--- BEGIN RECORDS SHOWN ---

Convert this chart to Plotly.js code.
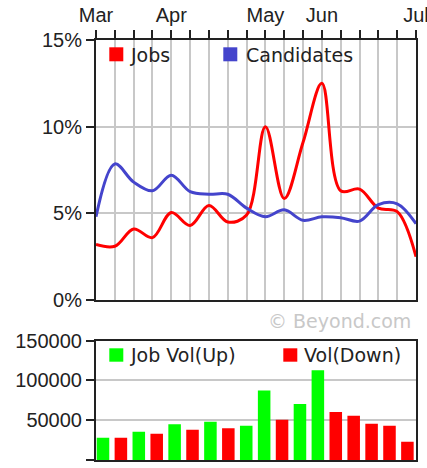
<!DOCTYPE html>
<html>
<head>
<meta charset="utf-8">
<script src="https://cdn.plot.ly/plotly-3.0.1.min.js"></script>
<style>html,body{margin:0;padding:0;background:#fff;}#chart{width:427px;height:468px;}</style>
</head>
<body>
<div id="chart"></div>
<script>
// weekly index positions
var weeks = [0,1,2,3,4,5,6,7,8,9,10,11,12,13,14,15,16,17];
// month tick labels at week positions
var monthPos = [0,4,9,12,17];
var monthNames = ["Mar","Apr","May","Jun","Jul"];
// percentage series
var jobs = [3.2,3.1,4.1,3.6,5.05,4.3,5.45,4.5,4.9,10.0,5.85,9.1,12.5,6.3,6.4,5.3,5.1,2.5];
var candidates = [4.8,7.85,6.8,6.3,7.2,6.25,6.1,6.1,5.3,4.8,5.2,4.6,4.8,4.75,4.55,5.5,5.55,4.4];
// volume bars
var volUp = [28000,null,35500,null,45000,null,48000,null,43000,87500,null,70500,113000,null,null,null,null,null];
var volDown = [null,28000,null,33000,null,38000,null,40000,null,null,50500,null,null,60500,55500,45500,43000,23000];
var pctTicks = [0,5,10,15];
var pctLabels = ["0%","5%","10%","15%"];
var volTicks = [0,50000,100000,150000];
var volLabels = ["0","50000","100000","150000"];

var tickText = weeks.map(function(w){var i=monthPos.indexOf(w);return i>=0?monthNames[i]:"";});

var RED="#ff0000", BLUE="#4444cc", GREEN="#00ff00";
var tickFont={family:"Liberation Sans, Arial, sans-serif",size:20,color:"#222"};
var legFont={family:"DejaVu Sans, sans-serif",size:19,color:"#222"};

var traces=[
 {x:weeks,y:jobs,type:"scatter",mode:"lines",line:{color:RED,width:3,shape:"spline"},xaxis:"x",yaxis:"y",name:"Jobs",showlegend:false,hoverinfo:"none"},
 {x:weeks,y:candidates,type:"scatter",mode:"lines",line:{color:BLUE,width:3,shape:"spline"},xaxis:"x",yaxis:"y",name:"Candidates",showlegend:false,hoverinfo:"none"},
 {x:weeks,y:volUp,type:"bar",width:0.7,marker:{color:GREEN,line:{width:0}},xaxis:"x2",yaxis:"y2",name:"Job Vol(Up)",showlegend:false,hoverinfo:"none"},
 {x:weeks,y:volDown,type:"bar",width:0.7,marker:{color:RED,line:{width:0}},xaxis:"x2",yaxis:"y2",name:"Vol(Down)",showlegend:false,hoverinfo:"none"}
];

function px(x){return (x-96)/320;}
function py(y){return (460-y)/420;}

var layout={
 width:427,height:468,
 margin:{l:96,r:11,t:40,b:8,pad:0},
 paper_bgcolor:"#fff",plot_bgcolor:"#fff",
 barmode:"overlay",
 showlegend:false,
 xaxis:{domain:[0,1],anchor:"y",side:"top",range:[0,17],tickmode:"array",tickvals:weeks,ticktext:tickText,
   ticks:"outside",ticklen:8,tickwidth:2,tickcolor:"#222",showgrid:true,gridcolor:"#c8c8c8",gridwidth:2,
   ticklabeloverflow:"allow",
   showline:true,linecolor:"#222",linewidth:2,mirror:true,zeroline:false,tickfont:tickFont,fixedrange:true},
 yaxis:{domain:[py(300),1],anchor:"x",range:[0,15],tickmode:"array",tickvals:pctTicks,ticktext:pctLabels,
   ticks:"outside",ticklen:8,tickwidth:2,tickcolor:"#222",showgrid:true,gridcolor:"#c8c8c8",gridwidth:2,
   showline:true,linecolor:"#222",linewidth:2,mirror:true,zeroline:false,tickfont:tickFont,fixedrange:true},
 xaxis2:{domain:[0,1],anchor:"y2",range:[-0.39,17.48],showticklabels:false,ticks:"",showgrid:false,
   showline:true,linecolor:"#222",linewidth:2,mirror:true,zeroline:false,fixedrange:true},
 yaxis2:{domain:[0,py(340.7)],anchor:"x2",range:[0,150000],tickmode:"array",tickvals:volTicks,ticktext:volLabels,
   ticks:"outside",ticklen:8,tickwidth:2,tickcolor:"#222",showgrid:true,gridcolor:"#c8c8c8",gridwidth:2,
   showline:true,linecolor:"#222",linewidth:2,mirror:true,zeroline:false,tickfont:tickFont,fixedrange:true},
 shapes:[
  {type:"rect",xref:"paper",yref:"paper",x0:px(109.3),x1:px(123.3),y0:py(61.3),y1:py(47.3),fillcolor:RED,line:{width:0}},
  {type:"rect",xref:"paper",yref:"paper",x0:px(223.3),x1:px(237.3),y0:py(61.3),y1:py(47.3),fillcolor:BLUE,line:{width:0}},
  {type:"rect",xref:"paper",yref:"paper",x0:px(109.3),x1:px(123.3),y0:py(361.7),y1:py(348.3),fillcolor:GREEN,line:{width:0}},
  {type:"rect",xref:"paper",yref:"paper",x0:px(283.3),x1:px(297.3),y0:py(361.7),y1:py(348.3),fillcolor:RED,line:{width:0}}
 ],
 annotations:[
  {xref:"paper",yref:"paper",x:px(128),y:py(55),xanchor:"left",yanchor:"middle",text:"Jobs",showarrow:false,font:legFont},
  {xref:"paper",yref:"paper",x:px(244),y:py(55),xanchor:"left",yanchor:"middle",text:"Candidates",showarrow:false,font:legFont},
  {xref:"paper",yref:"paper",x:px(128),y:py(355),xanchor:"left",yanchor:"middle",text:"Job Vol(Up)",showarrow:false,font:legFont},
  {xref:"paper",yref:"paper",x:px(302),y:py(355),xanchor:"left",yanchor:"middle",text:"Vol(Down)",showarrow:false,font:legFont},
  {xref:"paper",yref:"paper",x:px(413),y:py(320.5),xanchor:"right",yanchor:"middle",text:"© Beyond.com",showarrow:false,
   font:{family:"DejaVu Sans, sans-serif",size:19,color:"#c8c8c8"}}
 ]
};
Plotly.newPlot("chart",traces,layout,{staticPlot:true,displayModeBar:false});
</script>
</body>
</html>
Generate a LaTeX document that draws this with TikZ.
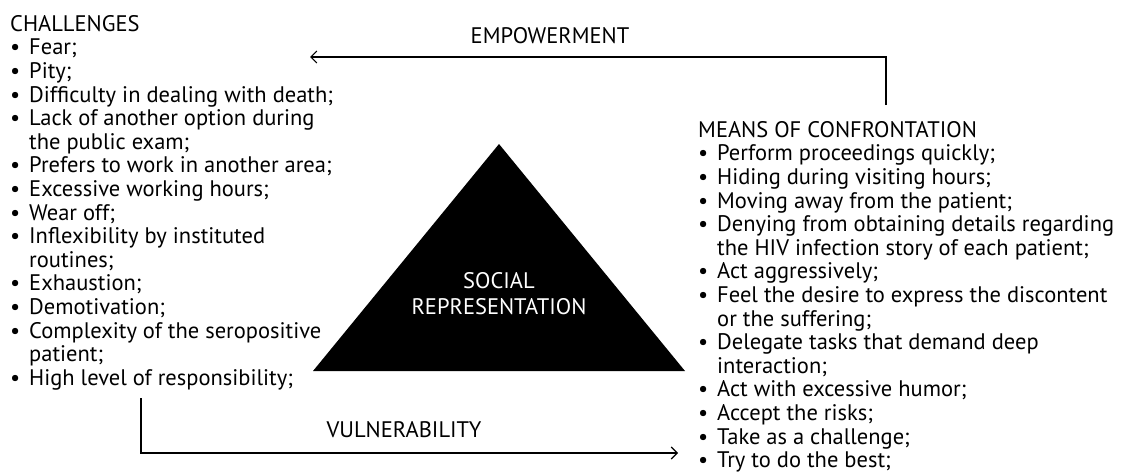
\documentclass[tikz,border=0pt]{standalone}
\usepackage{fontspec}
\setmainfont{PT Sans}
\usetikzlibrary{arrows.meta}
\newcommand\blt{\makebox[19pt][l]{•}}
\newcommand\ind{\makebox[19pt][l]{}}
\tikzset{
  listtext/.style={anchor=north west, inner sep=0pt, align=left, font=\fontsize{22.5}{23.6}\selectfont},
  lbl/.style={inner sep=0pt, font=\fontsize{22.5}{26}\selectfont},
  conn/.style={line width=1.1pt, -{Straight Barb[length=6pt,width=12pt,line width=1.1pt]}},
  tri/.style={fill=black, draw=none}
}
\begin{document}
\begin{tikzpicture}[x=1pt,y=-1pt]
\useasboundingbox[fill=white] (0,0) rectangle (1129,472);
% triangle
\filldraw[tri] (499,144) coordinate (apex) -- (313,371) coordinate (bl) -- (685,371) coordinate (br) -- cycle;
\node[lbl, text=white, align=center] (soc) at (499,294) {SOCIAL\\REPRESENTATION};
% left list
\node[listtext] (chal) at (10,15) {CHALLENGES\\
\blt Fear;\\
\blt Pity;\\
\blt Difficulty in dealing with death;\\
\blt Lack of another option during\\
\ind the public exam;\\
\blt Prefers to work in another area;\\
\blt Excessive working hours;\\
\blt Wear off;\\
\blt Inflexibility by instituted\\
\ind routines;\\
\blt Exhaustion;\\
\blt Demotivation;\\
\blt Complexity of the seropositive\\
\ind patient;\\
\blt High level of responsibility;};
% right list
\node[listtext] (means) at (698,121) {MEANS OF CONFRONTATION\\
\blt Perform proceedings quickly;\\
\blt Hiding during visiting hours;\\
\blt Moving away from the patient;\\
\blt Denying from obtaining details regarding\\
\ind the HIV infection story of each patient;\\
\blt Act aggressively;\\
\blt Feel the desire to express the discontent\\
\ind or the suffering;\\
\blt Delegate tasks that demand deep\\
\ind interaction;\\
\blt Act with excessive humor;\\
\blt Accept the risks;\\
\blt Take as a challenge;\\
\blt Try to do the best;};
% connectors
\coordinate (e1) at (886,105);
\coordinate (e2) at (310,57);
\draw[conn] (e1) |- (e2);
\node[lbl] (emp) at (550,36) {EMPOWERMENT};
\coordinate (v1) at (141,398);
\coordinate (v2) at (678,453);
\draw[conn] (v1) |- (v2);
\node[lbl] (vul) at (404,430) {VULNERABILITY};
\end{tikzpicture}
\end{document}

--- END RECORDS SHOWN ---

▶ THE EXERCISE: Looking at the data above, show all lines where the word "chart" occurs.

▶ THE COMPLETED TASK:
Convert this chart to Plotly.js code.
<style>html,body{margin:0;padding:0;background:#fff;}#chart{width:427px;height:468px;}</style>
<div id="chart"></div>
Plotly.newPlot("chart",traces,layout,{staticPlot:true,displayModeBar:false});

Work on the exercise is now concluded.